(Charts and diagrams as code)
----
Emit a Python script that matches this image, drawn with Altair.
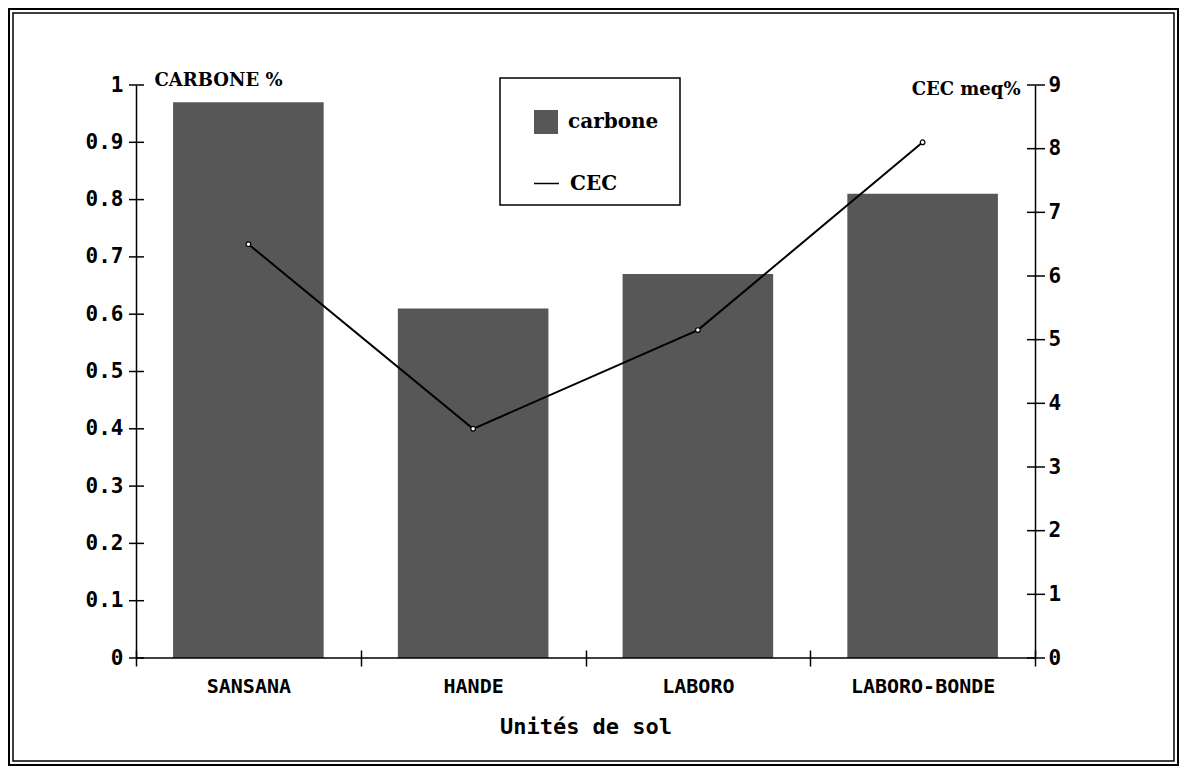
import altair as alt
import pandas as pd

# ---- data ----
units = ["SANSANA", "HANDE", "LABORO", "LABORO-BONDE"]
carbone = [0.97, 0.61, 0.67, 0.81]
cec = [6.5, 3.6, 5.15, 8.1]
left_ticks = [0, 0.1, 0.2, 0.3, 0.4, 0.5, 0.6, 0.7, 0.8, 0.9, 1]
right_ticks = [0, 1, 2, 3, 4, 5, 6, 7, 8, 9]

bars_df = pd.DataFrame({"unit": units, "carbone": carbone, "s": ["carbone"] * len(units)})
line_df = pd.DataFrame({"unit": units, "cec": cec, "s2": ["CEC"] * len(units)})
lt_df = pd.DataFrame({"carbone": left_ticks})
rt_df = pd.DataFrame({"cec": right_ticks})
one = pd.DataFrame({"k": [0]})

MONO = "DejaVu Sans Mono"
SERIF = "DejaVu Serif"

x_scale = alt.Scale(paddingInner=0, paddingOuter=0)
x_axis = alt.Axis(
    title="Unités de sol", domain=False, offset=-8, tickSize=16, tickBand="extent",
    tickWidth=1.5, tickColor="black", labelPadding=10, labelAngle=0,
    labelFont=MONO, labelFontSize=20, labelFontWeight="bold",
    titleY=76, titleBaseline="middle", titleFont=MONO, titleFontSize=22,
    titleFontWeight="bold",
)
X = alt.X("unit:N", sort=units, scale=x_scale, axis=x_axis)

# outer double frame and legend box
frame_outer = alt.Chart(one).mark_rect(fillOpacity=0, stroke="black", strokeWidth=2).encode(
    x=alt.value(-127), x2=alt.value(1042), y=alt.value(-76), y2=alt.value(680))
frame_inner = alt.Chart(one).mark_rect(fillOpacity=0, stroke="black", strokeWidth=1.5).encode(
    x=alt.value(-123), x2=alt.value(1038), y=alt.value(-72), y2=alt.value(676))
legend_box = alt.Chart(one).mark_rect(fillOpacity=0, stroke="black", strokeWidth=1.5).encode(
    x=alt.value(364), x2=alt.value(544), y=alt.value(-7), y2=alt.value(120))

bars = alt.Chart(bars_df).mark_bar(color="#575757", width=alt.RelativeBandSize(0.67)).encode(
    x=X,
    y=alt.Y("carbone:Q", scale=alt.Scale(domain=[0, 1]),
            axis=alt.Axis(values=left_ticks, format="~g", ticks=False, labelPadding=13,
                          title="CARBONE %", titleAngle=0, titleAlign="left",
                          titleBaseline="middle", titleX=18, titleY=-5,
                          titleFont=SERIF, titleFontSize=18, titleFontWeight="bold")),
    fill=alt.Fill("s:N", scale=alt.Scale(domain=["carbone"], range=["#575757"]),
                  legend=alt.Legend(orient="none", legendX=398, legendY=25, title=None,
                                    symbolType="square", symbolSize=576, symbolStrokeWidth=0,
                                    labelOffset=10, padding=0, labelFont=SERIF,
                                    labelFontSize=20, labelFontWeight="bold",
                                    labelColor="black")),
)

baseline = alt.Chart(one).mark_rule(color="black", strokeWidth=1.5).encode(y=alt.datum(0))

lticks = alt.Chart(lt_df).mark_rule(strokeWidth=1.5, color="black").encode(
    y=alt.Y("carbone:Q"), x=alt.value(-7), x2=alt.value(8))

line = alt.Chart(line_df).mark_line(
    color="black", strokeWidth=2,
    point=alt.OverlayMarkDef(filled=True, fill="white", stroke="black", strokeWidth=1.2, size=22),
).encode(
    x=X,
    y=alt.Y("cec:Q", scale=alt.Scale(domain=[0, 9]),
            axis=alt.Axis(orient="right", values=right_ticks, format="~g", ticks=False,
                          labelPadding=13, title="CEC meq%", titleAngle=0, titleAlign="right",
                          titleBaseline="middle", titleX=-15, titleY=4,
                          titleFont=SERIF, titleFontSize=18, titleFontWeight="bold")),
    stroke=alt.Stroke("s2:N", scale=alt.Scale(domain=["CEC"], range=["black"]),
                      legend=alt.Legend(orient="none", legendX=397, legendY=85, title=None,
                                        symbolType="stroke", symbolSize=625,
                                        symbolStrokeWidth=1.5, labelOffset=10, padding=0,
                                        labelFont=SERIF, labelFontSize=20,
                                        labelFontWeight="bold", labelColor="black")),
)

rticks = alt.Chart(rt_df).mark_rule(strokeWidth=1.5, color="black").encode(
    y=alt.Y("cec:Q"), x=alt.value(891), x2=alt.value(909))

left = alt.layer(frame_outer, frame_inner, legend_box, bars, baseline, lticks)
right = alt.layer(line, rticks)

chart = alt.layer(left, right).resolve_scale(y="independent").properties(
    width=899, height=573,
    autosize=alt.AutoSizeParams(type="none"),
    padding={"left": 128, "top": 77, "right": 144, "bottom": 108},
).configure_view(stroke=None).configure_axis(
    labelFont=MONO, labelFontSize=21, labelFontWeight="bold", labelColor="black",
    domainColor="black", domainWidth=1.5, titleColor="black", grid=False,
)

chart.save("out.html", embed_options={"renderer": "svg", "actions": False})
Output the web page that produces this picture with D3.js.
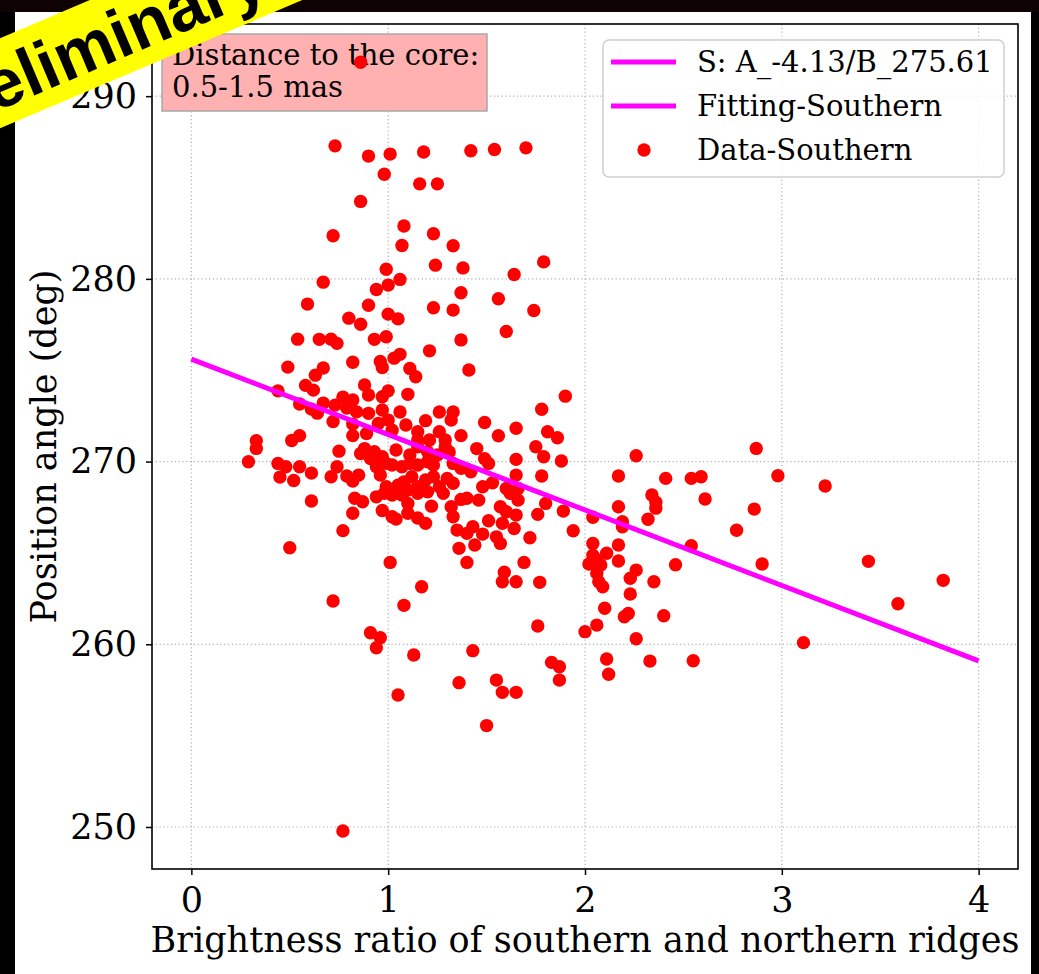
----
Repeat only what runs from the first line of the records above to the line with "right_ticks = [0, 1, 2, 3, 4, 5, 6, 7, 8, 9]", both included, word for word, minus the pictures.

Emit a Python script that matches this image, drawn with Altair.
import altair as alt
import pandas as pd

# ---- data ----
units = ["SANSANA", "HANDE", "LABORO", "LABORO-BONDE"]
carbone = [0.97, 0.61, 0.67, 0.81]
cec = [6.5, 3.6, 5.15, 8.1]
left_ticks = [0, 0.1, 0.2, 0.3, 0.4, 0.5, 0.6, 0.7, 0.8, 0.9, 1]
right_ticks = [0, 1, 2, 3, 4, 5, 6, 7, 8, 9]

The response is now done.